When Indigenous peoples insist on sovereignty, they are not rejecting progress; they are redefining it. They are insisting that progress must begin with consent, not control. They offer a framework in which land is not merely a resource but a relationship of responsibility, and in which “prosperity” is not measured only in exports or fiscal receipts.

Imagine a political system in which Indigenous nations have the autonomy to decide whether to develop or preserve, and in which Indigenous governments and the state work together as counterparts rather than as subjects and rulers. That is not romanticism. It is a practical necessity as well as a moral claim. Indigenous peoples have played an outsized role in preserving some of the last intact ecosystems on Earth. Autonomy is not a threat to national well-being; it is one of the strongest defenses against ecological collapse, because it aligns authority with stewardship and long-term survival.

Progressives often pledge to improve the lives of future generations.
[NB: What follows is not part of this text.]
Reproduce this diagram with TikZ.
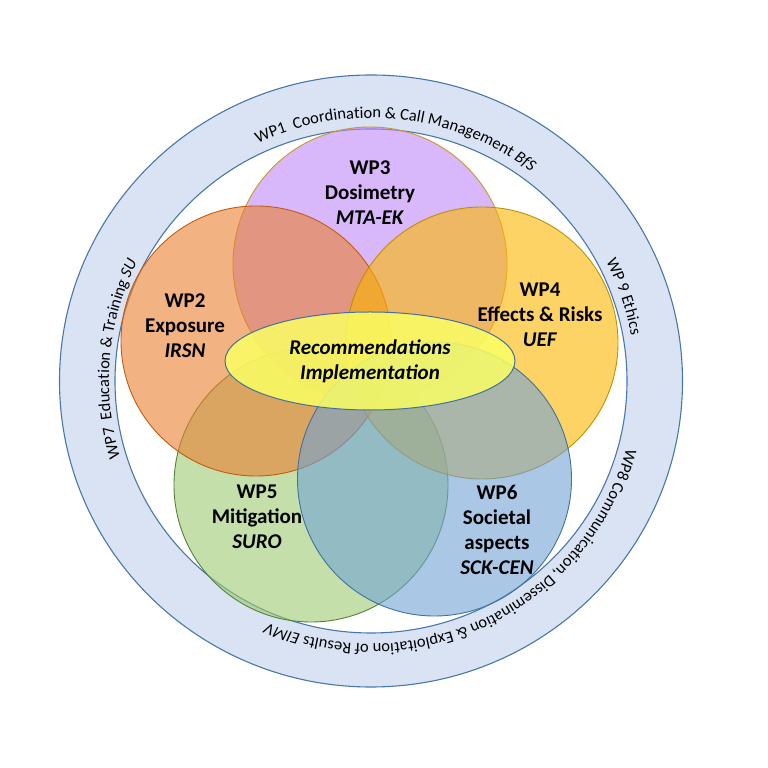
\documentclass[tikz,border=0pt]{standalone}
\usepackage{fontspec}
\setmainfont{Carlito}
\usetikzlibrary{decorations.text}
\definecolor{ringfill}{RGB}{218,227,243}
\definecolor{ringline}{RGB}{72,120,170}
\definecolor{purplef}{RGB}{190,137,247}
\definecolor{purplel}{RGB}{205,150,40}
\definecolor{orangef}{RGB}{233,127,47}
\definecolor{orangel}{RGB}{197,90,17}
\definecolor{yellowf}{RGB}{252,182,0}
\definecolor{yellowl}{RGB}{191,144,0}
\definecolor{greenf}{RGB}{157,202,113}
\definecolor{greenl}{RGB}{84,130,53}
\definecolor{bluef}{RGB}{113,163,213}
\definecolor{bluel}{RGB}{65,113,156}
\definecolor{ellf}{RGB}{250,255,100}
\newcommand\ringfont{\fontsize{16.5}{19}\selectfont}
\tikzset{
  wpcircle/.style={line width=0.9pt, fill opacity=0.6},
  lbl/.style={align=center, font=\fontsize{21}{25}\selectfont\bfseries, inner sep=0pt, text=black},
  ringtext/.style={decorate, decoration={text along path, text align=center, text={#1}}}
}
\begin{document}
\begin{tikzpicture}[x=1pt,y=1pt]
\useasboundingbox (0,0) rectangle (768,768);
\coordinate (c) at (371,387);
% ring
\fill[ringfill,even odd rule] (c) ellipse [x radius=311.5pt,y radius=306pt] (c) ellipse [x radius=256pt,y radius=252pt];
\draw[ringline,line width=1.1pt] (c) ellipse [x radius=311.5pt,y radius=306pt];
\draw[ringline,line width=1.1pt] (c) ellipse [x radius=256pt,y radius=252pt];
% ring texts
\path[ringtext={|\ringfont|WP1 {\ }Coordination {\&} Call Management |\ringfont\itshape|BfS}]
  (c) ++(174:264pt and 263pt) arc[start angle=174, end angle=-6, x radius=264pt, y radius=263pt];
\path[ringtext={|\ringfont|WP 9 Ethics}]
  (c) ++(48.5:264pt and 263pt) arc[start angle=48.5, end angle=-11.5, x radius=264pt, y radius=263pt];
\path[ringtext={|\ringfont|WP8 Communication, Dissemination {\&} Exploitation of Results |\ringfont\itshape|EIMV}]
  (c) ++(-4:264pt and 263pt) arc[start angle=-4, end angle=-124, x radius=264pt, y radius=263pt];
\path[ringtext={|\ringfont|WP7 {\ }Education {\&} Training |\ringfont\itshape|SU}]
  (c) ++(235:262pt and 263pt) arc[start angle=235, end angle=115, x radius=262pt, y radius=263pt];
% circles
\path[wpcircle, draw=purplel, fill=purplef] (370,504) circle[radius=137pt];
\path[wpcircle, draw=greenl, fill=greenf] (311,283) circle[radius=137pt];
\path[wpcircle, draw=orangel, fill=orangef] (256,427) circle[radius=135pt];
\path[wpcircle, draw=yellowl, fill=yellowf] (482,425) circle[radius=136pt];
\path[wpcircle, draw=bluel, fill=bluef] (434.5,289) circle[radius=137pt];
% central ellipse
\path[draw=bluel, line width=1pt, fill=ellf, fill opacity=0.85] (370,407) ellipse[x radius=145pt, y radius=49pt];
% labels
\node[lbl] (wp3) at (370,575.5) {WP3\\Dosimetry\\\textit{MTA-EK}};
\node[lbl] (wp2) at (185,442) {WP2\\Exposure\\\textit{IRSN}};
\node[lbl] (wp4) at (540,453) {WP4\\Effects \& Risks\\\textit{UEF}};
\node[lbl] (wp5) at (257,251) {WP5\\Mitigation\\\textit{SURO}};
\node[lbl] (wp6) at (497,238.5) {WP6\\Societal\\aspects\\\textit{SCK-CEN}};
\node[lbl, font=\fontsize{21}{25}\selectfont\bfseries\itshape] (rec) at (370,406.5) {Recommendations\\Implementation};
\end{tikzpicture}
\end{document}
Yet paternalism reappears under the guise of welfare, planning, or climate policy. The language is gentler, but the posture is the same: the state decides, and Indigenous peoples are expected to comply.

The true measure of the left’s sincerity is not how much wealth it redistributes, but how much power it is willing to relinquish. Can it accept Indigenous nations as equals, as governments with the authority to say no, rather than as symbols to be celebrated and managed? Can it treat refusal not as a problem to solve, but as a legitimate exercise of self-government?

Until then, “people’s power” will continue to exclude the very peoples who have inhabited the land the longest, and “public ownership” will remain a polished version of the old dispossession. Indigenous rights are not a niche concern. They are a test of how political movements understand freedom itself. Colonial structures persist as long as governments, however progressive, claim the authority to decide what to do with Indigenous land. The left can talk about liberation, but until it learns to listen—and to let go—its promises will keep collapsing into rule.